President Bush and Chinese President Jiang Zemin are drafting a letter that would free the 24 American crew members of a downed Navy surveillance plane in China and establish "an understanding" between two countries locked in a heated dispute.
"We're making progress," Bush said Friday afternoon, reflecting growing but cautious optimism in his administration.
John Warner, R-Va., chairman of the Senate Armed Services Committee, said after a CIA and Pentagon briefing that the letter "that will contain exchanges of views" on how the Navy spy plane and a Chinese jet fighter collided Sunday over the South China Sea.
The letter, Warner said, was moving from the ambassador and foreign minister level and "is being reviewed both by our president and the president of China, so it will reflect a common understanding."
He said there would be no U.S. apology in the letter.
"I believe the ambassador and others expressed regret for loss of life. That will be embraced in the letter," Warner said.
The letter also will establish a framework for resolving the dispute.

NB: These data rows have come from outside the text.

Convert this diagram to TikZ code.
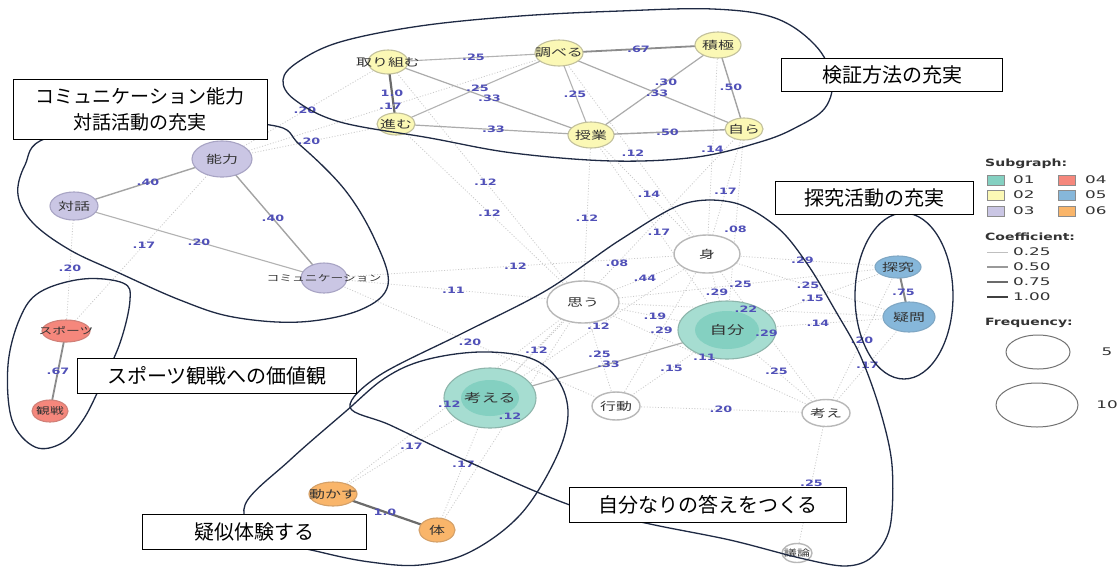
\documentclass[tikz,border=0pt]{standalone}
\usepackage{fontspec}
\usetikzlibrary{shapes.geometric}
\newfontfamily\jp[FakeStretch=1.45]{Noto Sans CJK JP}
\newfontfamily\jpbox{Noto Sans CJK JP}
\newfontfamily\lab[FakeStretch=1.45]{DejaVu Sans}
\newfontfamily\leg[FakeStretch=1.6]{DejaVu Sans}
\newfontfamily\legb[FakeStretch=1.4]{DejaVu Sans}
\pgfdeclarelayer{bg}
\pgfsetlayers{bg,main}
\definecolor{yelf}{HTML}{FBF8B5}
\definecolor{yelb}{HTML}{C2C09C}
\definecolor{lavf}{HTML}{CAC6E4}
\definecolor{lavb}{HTML}{A8A4C4}
\definecolor{redf}{HTML}{F5877C}
\definecolor{redb}{HTML}{D08078}
\definecolor{bluf}{HTML}{86B7DA}
\definecolor{blub}{HTML}{7FA7C4}
\definecolor{oraf}{HTML}{F9B56A}
\definecolor{orab}{HTML}{D4A068}
\definecolor{tealout}{HTML}{A6DDD1}
\definecolor{tealin}{HTML}{84D0C1}
\definecolor{tealb}{HTML}{8DB5AB}
\definecolor{wb}{HTML}{B8B8B8}
\definecolor{elabc}{HTML}{5050B8}
\definecolor{navy}{HTML}{1F2A44}
\definecolor{dotc}{HTML}{CACACA}
\newcommand\cz[1]{\makebox[0pt][c]{#1}}
\tikzset{
  nd/.style={ellipse, draw=wb, line width=1.1pt, inner sep=0pt, text=black!80,
    font=\jp\fontsize{11}{12}\selectfont},
  wn/.style={nd, fill=white, line width=1.4pt},
  yn/.style={nd, fill=yelf, draw=yelb},
  ln/.style={nd, fill=lavf, draw=lavb},
  rn/.style={nd, fill=redf, draw=redb},
  bn/.style={nd, fill=bluf, draw=blub},
  on/.style={nd, fill=oraf, draw=orab},
  tn/.style={nd, fill=tealout, draw=tealb},
  elab/.style={inner sep=0pt, text=elabc, font=\lab\bfseries\fontsize{8.8}{10}\selectfont},
  dotedge/.style={draw=dotc, line width=0.8pt, dash pattern=on 1pt off 1.8pt},
  ea/.style={draw=black!30, line width=1.1pt},
  eb/.style={draw=black!33, line width=1.2pt},
  ec/.style={draw=black!36, line width=1.4pt},
  ed/.style={draw=black!45, line width=1.8pt},
  ee/.style={draw=black!48, line width=2pt},
  ef/.style={draw=black!58, line width=2.2pt},
  grp/.style={draw=navy, line width=1.3pt},
  lbox/.style={draw=black, line width=0.8pt, fill=white, inner sep=0pt,
    font=\jpbox\fontsize{20}{25}\selectfont, align=center},
  legt/.style={anchor=west, inner sep=0pt, text=black!80, font=\leg\fontsize{10.5}{12}\selectfont},
  legh/.style={anchor=west, inner sep=0pt, text=black!80, font=\legb\bfseries\fontsize{10}{12}\selectfont},
  sq/.style={draw=black!45, line width=0.6pt, minimum width=17pt, minimum height=10pt, inner sep=0pt},
}
\newcommand\edgp[5]{%
  \begin{pgfonlayer}{bg}\draw[#1] (#2.center) -- (#3.center);\end{pgfonlayer}
  \path (#2.center) -- (#3.center) node[elab,pos=#5]{#4};}
\newcommand\edg[4]{\edgp{#1}{#2}{#3}{#4}{0.5}}
\begin{document}
\begin{tikzpicture}[x=1pt,y=-1pt]
\begin{pgfonlayer}{bg}
\fill[white] (0,0) rectangle (1120,566);
\end{pgfonlayer}
\useasboundingbox (0,0) rectangle (1120,566);

% ---- nodes: subgraph 02 (yellow)
\node[yn, minimum width=40, minimum height=24] (torikumu) at (388,62) {\cz{取り組む}};
\node[yn, minimum width=48, minimum height=26] (shiraberu) at (559,53) {\cz{調べる}};
\node[yn, minimum width=46, minimum height=26] (sekkyoku) at (718,45) {\cz{積極}};
\node[yn, minimum width=38, minimum height=22] (susumu) at (396,124) {\cz{進む}};
\node[yn, minimum width=46, minimum height=26] (jugyo) at (591,135) {\cz{授業}};
\node[yn, minimum width=38, minimum height=22] (mizukara) at (744,129) {\cz{自ら}};
% ---- subgraph 03 (lavender)
\node[ln, minimum width=60, minimum height=36] (noryoku) at (222,159) {\cz{能力}};
\node[ln, minimum width=48, minimum height=28] (taiwa) at (74,206) {\cz{対話}};
\node[ln, minimum width=46, minimum height=30, font=\jp\fontsize{8.8}{10}\selectfont] (comm) at (324,278) {\cz{コミュニケーション}};
% ---- subgraph 04 (red)
\node[rn, minimum width=48, minimum height=22, font=\jp\fontsize{9.5}{10}\selectfont] (sports) at (66,331) {\cz{スポーツ}};
\node[rn, minimum width=36, minimum height=22, font=\jp\fontsize{9.5}{10}\selectfont] (kansen) at (50,411) {\cz{観戦}};
% ---- subgraph 05 (blue)
\node[bn, minimum width=46, minimum height=22] (tankyu) at (898,267) {\cz{探究}};
\node[bn, minimum width=52, minimum height=30] (gimon) at (909,317) {\cz{疑問}};
% ---- subgraph 06 (orange)
\node[on, minimum width=48, minimum height=24] (ugokasu) at (333,494) {\cz{動かす}};
\node[on, minimum width=36, minimum height=24] (karada) at (437,530) {\cz{体}};
% ---- white nodes
\node[wn, minimum width=66, minimum height=38] (mi) at (707,254) {\cz{身}};
\node[wn, minimum width=72, minimum height=42] (omou) at (583,302) {\cz{思う}};
\node[wn, minimum width=48, minimum height=28] (kodo) at (616,406) {\cz{行動}};
\node[wn, minimum width=48, minimum height=27] (kangae) at (826,413) {\cz{考え}};
\node[wn, minimum width=30, minimum height=19, font=\jp\fontsize{9}{10}\selectfont] (giron) at (797,553) {\cz{議論}};
% ---- subgraph 01 (teal)
\node[tn, minimum width=98, minimum height=58] (jibun) at (727,330) {};
\fill[tealin] (jibun.center) ellipse [x radius=32pt, y radius=19pt];
\node[inner sep=0pt, text=black!80, font=\jp\fontsize{12}{13}\selectfont] (jibunt) at (jibun.center) {自分};
\node[tn, minimum width=92, minimum height=60] (kangaeru) at (490,398) {};
\fill[tealin] (kangaeru.center) ellipse [x radius=29pt, y radius=18pt];
\node[inner sep=0pt, text=black!80, font=\jp\fontsize{12}{13}\selectfont] (kangaerut) at (kangaeru.center) {考える};

% ---- solid edges (same subgraph)
\edg{ea}{torikumu}{shiraberu}{.25}
\edg{ed}{shiraberu}{sekkyoku}{.67}
\edg{ef}{torikumu}{susumu}{1.0}
\edg{eb}{torikumu}{jugyo}{.33}
\edg{ea}{susumu}{shiraberu}{.25}
\edg{ea}{shiraberu}{jugyo}{.25}
\edgp{eb}{shiraberu}{mizukara}{.33}{0.53}
\edgp{eb}{sekkyoku}{jugyo}{.30}{0.41}
\edg{ec}{sekkyoku}{mizukara}{.50}
\edg{eb}{susumu}{jugyo}{.33}
\edg{ec}{jugyo}{mizukara}{.50}
\edg{ec}{taiwa}{noryoku}{.40}
\edg{ec}{noryoku}{comm}{.40}
\edg{ea}{taiwa}{comm}{.20}
\edg{ed}{sports}{kansen}{.67}
\edg{ee}{tankyu}{gimon}{.75}
\edg{ef}{ugokasu}{karada}{1.0}
\edg{eb}{kangaeru}{jibun}{.33}

% ---- dotted edges
\edg{dotedge}{noryoku}{torikumu}{.20}
\edg{dotedge}{noryoku}{susumu}{.20}
\edg{dotedge}{noryoku}{shiraberu}{.17}
\edg{dotedge}{taiwa}{sports}{.20}
\edg{dotedge}{sports}{noryoku}{.17}
\edg{dotedge}{torikumu}{omou}{.12}
\edg{dotedge}{susumu}{omou}{.12}
\edg{dotedge}{jugyo}{omou}{.12}
\edg{dotedge}{jugyo}{mi}{.14}
\edg{dotedge}{jugyo}{jibun}{.17}
\edg{dotedge}{mizukara}{mi}{.17}
\edg{dotedge}{mizukara}{jibun}{.08}
\edg{dotedge}{shiraberu}{mi}{.12}
\edg{dotedge}{sekkyoku}{mi}{.14}
\edg{dotedge}{comm}{mi}{.12}
\edg{dotedge}{comm}{omou}{.11}
\edg{dotedge}{comm}{kodo}{.20}
\edg{dotedge}{kangaeru}{mizukara}{.08}
\edg{dotedge}{omou}{mi}{.44}
\edg{dotedge}{mi}{tankyu}{.29}
\edg{dotedge}{mi}{jibun}{.29}
\edg{dotedge}{omou}{tankyu}{.25}
\edg{dotedge}{mi}{gimon}{.25}
\edg{dotedge}{jibun}{tankyu}{.15}
\edg{dotedge}{omou}{gimon}{.22}
\edg{dotedge}{jibun}{gimon}{.14}
\edg{dotedge}{mi}{kangae}{.29}
\edg{dotedge}{omou}{jibun}{.19}
\edg{dotedge}{mi}{kodo}{.29}
\edg{dotedge}{mi}{kangaeru}{.12}
\edg{dotedge}{omou}{kangaeru}{.12}
\edg{dotedge}{omou}{kodo}{.25}
\edg{dotedge}{jibun}{kodo}{.15}
\edg{dotedge}{omou}{kangae}{.11}
\edg{dotedge}{jibun}{kangae}{.25}
\edg{dotedge}{kodo}{kangae}{.20}
\edg{dotedge}{kangae}{giron}{.25}
\edg{dotedge}{kangae}{tankyu}{.20}
\edg{dotedge}{kangae}{gimon}{.17}
\edg{dotedge}{kangaeru}{ugokasu}{.17}
\edg{dotedge}{kangaeru}{karada}{.17}
\edg{dotedge}{omou}{karada}{.12}
\edgp{dotedge}{omou}{ugokasu}{.12}{0.535}

% ---- group outlines
\draw[grp] plot[smooth cycle, tension=0.6] coordinates {(283,80) (298,62) (340,42) (420,26) (520,16) (620,11) (713,9) (775,18) (815,45) (832,78) (825,108) (795,128) (760,142) (697,157) (613,161) (513,153) (430,138) (340,122) (295,100)};
\draw[grp] plot[smooth cycle, tension=0.6] coordinates {(47,138) (25,165) (18,195) (33,223) (70,250) (117,272) (180,300) (233,317) (300,322) (360,310) (388,285) (375,240) (345,190) (300,145) (270,125) (150,122)};
\draw[grp] plot[smooth cycle, tension=0.6] coordinates {(83,279) (123,283) (130,300) (120,343) (100,387) (83,420) (62,443) (35,447) (12,420) (8,365) (20,318) (40,292)};
\draw[grp] (904,296) ellipse [x radius=49pt, y radius=83pt];
\draw[grp] plot[smooth cycle, tension=0.55] coordinates {(350,407) (380,375) (463,333) (547,290) (620,240) (683,204) (735,203) (778,228) (808,265) (835,310) (860,355) (880,410) (892,465) (890,527) (872,557) (845,566) (800,558) (730,540) (650,524) (570,505) (460,458) (390,425)};
\draw[grp] plot[smooth cycle, tension=0.6] coordinates {(245,505) (290,460) (345,412) (385,378) (425,360) (480,352) (530,358) (558,380) (568,415) (555,460) (520,515) (470,552) (420,565) (370,562) (320,552) (262,536)};

% ---- annotation boxes
\node[lbox, minimum width=254, minimum height=60, font=\jpbox\fontsize{19}{26}\selectfont] (b1) at (140,109) {コミュニケーション能力\\対話活動の充実};
\node[lbox, minimum width=221, minimum height=33] (b2) at (892,75) {検証方法の充実};
\node[lbox, minimum width=198, minimum height=33] (b3) at (874,198) {探究活動の充実};
\node[lbox, minimum width=279, minimum height=35] (b4) at (217,376) {スポーツ観戦への価値観};
\node[lbox, minimum width=224, minimum height=35] (b5) at (254,532) {疑似体験する};
\node[lbox, minimum width=277, minimum height=35] (b6) at (708,505) {自分なりの答えをつくる};

% ---- legend
\node[legh] (lgs) at (985,164) {Subgraph:};
\node[sq, fill=tealin] (sq1) at (996,180) {};
\node[legt] (t1) at (1013,180) {01};
\node[sq, fill=redf] (sq4) at (1067,180) {};
\node[legt] (t4) at (1085,180) {04};
\node[sq, fill=yelf] (sq2) at (996,195) {};
\node[legt] (t2) at (1013,195) {02};
\node[sq, fill=bluf] (sq5) at (1067,195) {};
\node[legt] (t5) at (1085,195) {05};
\node[sq, fill=lavf] (sq3) at (996,211) {};
\node[legt] (t3) at (1013,211) {03};
\node[sq, fill=oraf] (sq6) at (1067,211) {};
\node[legt] (t6) at (1085,211) {06};
\node[legh] (lgc) at (985,237) {Coefficient:};
\draw[draw=black!25, line width=0.8pt] (987,252) -- (1008,252);
\node[legt] (c1) at (1013,252) {0.25};
\draw[draw=black!40, line width=1.1pt] (987,267) -- (1008,267);
\node[legt] (c2) at (1013,267) {0.50};
\draw[draw=black!58, line width=1.4pt] (987,282) -- (1008,282);
\node[legt] (c3) at (1013,282) {0.75};
\draw[draw=black!75, line width=1.8pt] (987,297) -- (1008,297);
\node[legt] (c4) at (1013,297) {1.00};
\node[legh] (lgf) at (985,323) {Frequency:};
\draw[draw=black!55, line width=1pt] (1038,352) ellipse [x radius=32pt, y radius=17pt];
\node[legt, anchor=center] (f5) at (1107,352) {5};
\draw[draw=black!55, line width=1pt] (1037,405) ellipse [x radius=41pt, y radius=22pt];
\node[legt, anchor=center] (f10) at (1107,405) {10};
\end{tikzpicture}
\end{document}
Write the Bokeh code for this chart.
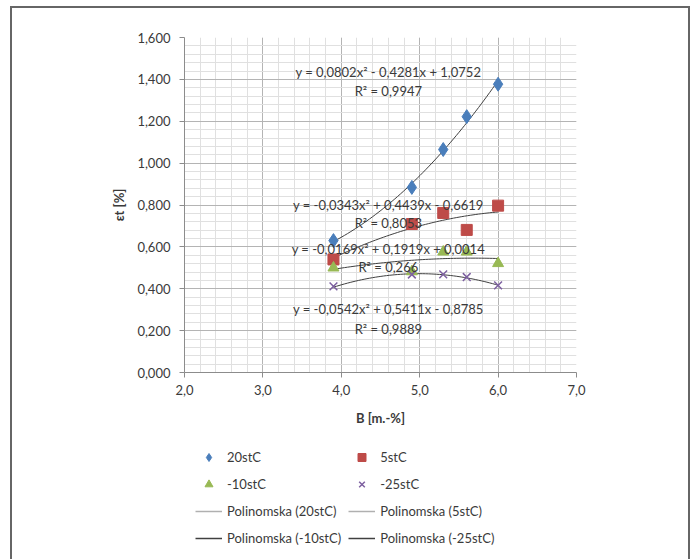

Diplomats are floating the idea of resolving the problem with a special meeting of a joint maritime commission set up three years ago to enhance safety on the sea. This would give both sides a chance to state their own positions in the collision between the Navy plane and a Chinese fighter jet.
Friday saw another sign that tensions might be cooling. U.S. diplomats met for a second time with the imprisoned Americans, who were said to be in good spirits though they have been held on a Chinese island since Sunday.
The March 31 collision between a U.S. Navy EP-3E Aries II surveillance plane and a Chinese F-8 fighter over the South China Sea has grown into a global row with serious implications, with China playing the part of the injured party and vociferously demanding an apology, and the U.S. complaining that China has essentially jailed American servicemen and servicewomen who did nothing wrong.
The crew members have been held by the Chinese since they made an emergency landing on the Chinese island of Hainan.
On Friday, U.S. diplomats finally got a second chance to meet with the Navy crew, after several days in which Chinese officials denied them access. Army Brig. Gen. Neal Sealock, the U.S. Embassy's military attache in China, said that the 21 men and three women were doing well emotionally and had been given packages of toiletries, books and other supplies given to Chinese officials.
Shortly before noon ET, Secretary of State Colin Powell said there was "movement" in the effort to free the detained men and women.
"We are encouraged," he said.
The Chinese are ''taking good care'' of the crew, Powell said.
He said Sealock told President Bush that the Americans are being kept in Chinese officers' quarters -- in clean and well-lit surroundings, and that they are being served catered food from the outside.
The meeting had been delayed for several hours and went forward after a night of intense diplomacy, according to a senior White House official speaking on condition of anonymity.
Ambassador Joseph Prueher said another visit to the crew already was scheduled for Saturday, suggesting American officials didn't expect to have won their release by then.
State Department spokesman Richard Boucher said there is "enormous concern in the United States on behalf of their families, certainly on behalf of the government and on behalf of the American people about their status and their welfare. And we would look for the reassurance of actually seeing them."
The Chinese said Thursday that the crew members would be treated as lawbreakers and were being legitimately interrogated, a move the U.S. has strongly protested.
The U.S. insists the American plane was operating in international airspace -- beyond 12 miles of China's coastline when the collision accorded.
China considers its territorial sovereignty to begin 200 miles out from the shore
In Santiago, Chile, visiting Chinese President Jiang Zemin on Thursday said the United States should offer an apology.
"I have visited many countries, and I see that when people have an accident, the two groups involved, the two parts, always say excuse me," Jiang said.
Stopping short of an apology, Bush has expressed regret that the Chinese pilot is still missing and presumed dead but no more.
On Capitol Hill, some lawmakers have talked about denying China normal trade relations as punishment. Bush, meanwhile, is faced with a decision later in the month on what weapons to include in an annual arms package for Taiwan. Beijing considers the country a renegade province that should not be permitted to buy a modern radar system or other advanced items on a pending shopping list.
Also Thursday, Powell briefed the Senate Foreign Relations Committee on developments. Earlier, House Minority Leader Dick Gephardt, D-Mo., who opposed trade concessions to China last year, said the United States should not reverse course now.
And Sen. Pat Roberts, R-Kan., said punishing China on trade was "very premature and it could be counterproductive."
Amid a flurry of diplomatic activity over the stranded plane and detained crew, the Pentagon spokesman, Rear Adm. Craig Quigley, said it was not possible to know how much sensitive information or equipment might have been lost to the Chinese until U.S. officials have had a chance to question the crew in detail.
In the meantime, he said, "We have taken what we consider to be prudent measures to minimize whatever compromise there may have been. But I can't provide you more details."